Hold for seven long, steady breaths.

2. Wide to the Side
Begin on your knees, with your knees out wide, resting on forearms. Then straighten one leg out to the side. Be sure that the toe of the straight leg is in line with the knee of the kneeling leg. If possible, reach out to touch the toe of the straight leg with same side hand.

Repeat movement three times on both sides.

3. Reach to the Sky
Place one foot, shoe strings down, on a stable support surface behind you and kneel down, bringing the back knee to the floor. Place a pillow under your knee for cushion and to decrease the intensity of the stretch if you are a beginner. Be sure that the front leg knee is bent at a 90-degree angle and the shin is perpendicular to the floor. To increase the stretch, bring the arm of the leg behind you straight up.

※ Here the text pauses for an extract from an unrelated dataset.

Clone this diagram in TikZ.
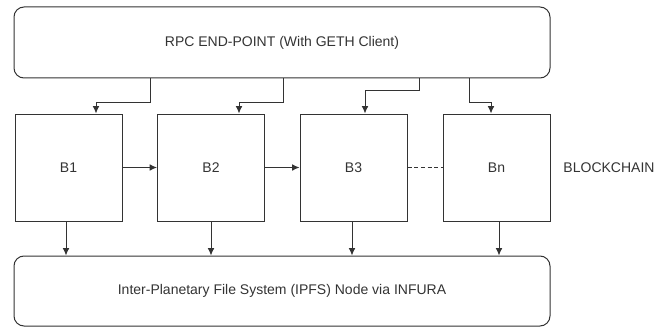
\documentclass[tikz,border=0pt]{standalone}
\usepackage{fontspec}
\setmainfont{Liberation Sans}
\usetikzlibrary{arrows.meta}
\definecolor{ln}{HTML}{333333}
\definecolor{tx}{HTML}{333333}
\begin{document}
\begin{tikzpicture}[x=0.75pt,y=-0.75pt,
  font=\fontsize{10.5pt}{12pt}\selectfont,
  every node/.style={text=tx},
  bigbox/.style={draw=ln,line width=0.75pt,rounded corners=7.5pt,minimum width=402pt,inner sep=0pt},
  blockbox/.style={draw=ln,line width=0.75pt,minimum width=80.25pt,minimum height=80.25pt,inner sep=0pt},
  arr/.style={draw=ln,line width=0.75pt,-{Latex[length=5.5pt,width=5pt]}},
  dash line/.style={draw=ln,line width=0.75pt,dashed,dash pattern=on 3pt off 2pt}]
\useasboundingbox (0,0) rectangle (667,328);
\node[bigbox,minimum height=53.25pt] (top) at (282,42.5) {RPC END-POINT (With GETH Client)};
\node[blockbox] (B1) at (68.5,167.5) {B1};
\node[blockbox] (B2) at (211,167.5) {B2};
\node[blockbox] (B3) at (353.5,167.5) {B3};
\node[blockbox] (Bn) at (496.5,167.5) {Bn};
\node (chain) at (609,168) {BLOCKCHAIN};
\node[bigbox,minimum height=52.5pt] (bot) at (282,291) {Inter-Planetary File System (IPFS) Node via INFURA};
% top to blocks
\draw[arr] (150,0 |- top.south) |- (96,102) -- (96,0 |- B1.north);
\draw[arr] (283,0 |- top.south) |- (239,102) -- (239,0 |- B2.north);
\draw[arr] (419,0 |- top.south) |- (365,90) -- (365,0 |- B3.north);
\draw[arr] (469,0 |- top.south) |- (491,102) -- (491,0 |- Bn.north);
% chain
\draw[arr] (B1) -- (B2);
\draw[arr] (B2) -- (B3);
\draw[dash line] (B3) -- (Bn);
% blocks to bottom
\draw[arr] (66,0 |- B1.south) -- (66,0 |- bot.north);
\draw[arr] (211,0 |- B2.south) -- (211,0 |- bot.north);
\draw[arr] (352,0 |- B3.south) -- (352,0 |- bot.north);
\draw[arr] (499,0 |- Bn.south) -- (499,0 |- bot.north);
\end{tikzpicture}
\end{document}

Hold for five to seven breaths. Repeat on other side.

4. The Wall Y Pose
Begin with your head, forearms, shoulder blades and butt against the wall. Feet should be six to eight inches away from wall. Focus on pressing your lower back as close to the wall as you can.

Extend your arms up and out into a Y position. Be sure to keep forearms and hands in contact with the wall at all times.

Repeat movement 7 to 10 times.

5. Child’s Pose
This stretch is often called child’s pose. From a kneeling position, toes pointed back and together, sit backwards so that you are sitting on the heels of your shoes. Reach forward with both arms, far enough to feel a stretch in the lower back and shoulders.

Hold for 7 to 10 seconds.

Keeping your legs where they are, engage your abs and move both arms to the right until a stretch is felt on the left side of the body. Think of making your body into a half circle while remaining seated on your heels. Hold for 7 to 10 seconds.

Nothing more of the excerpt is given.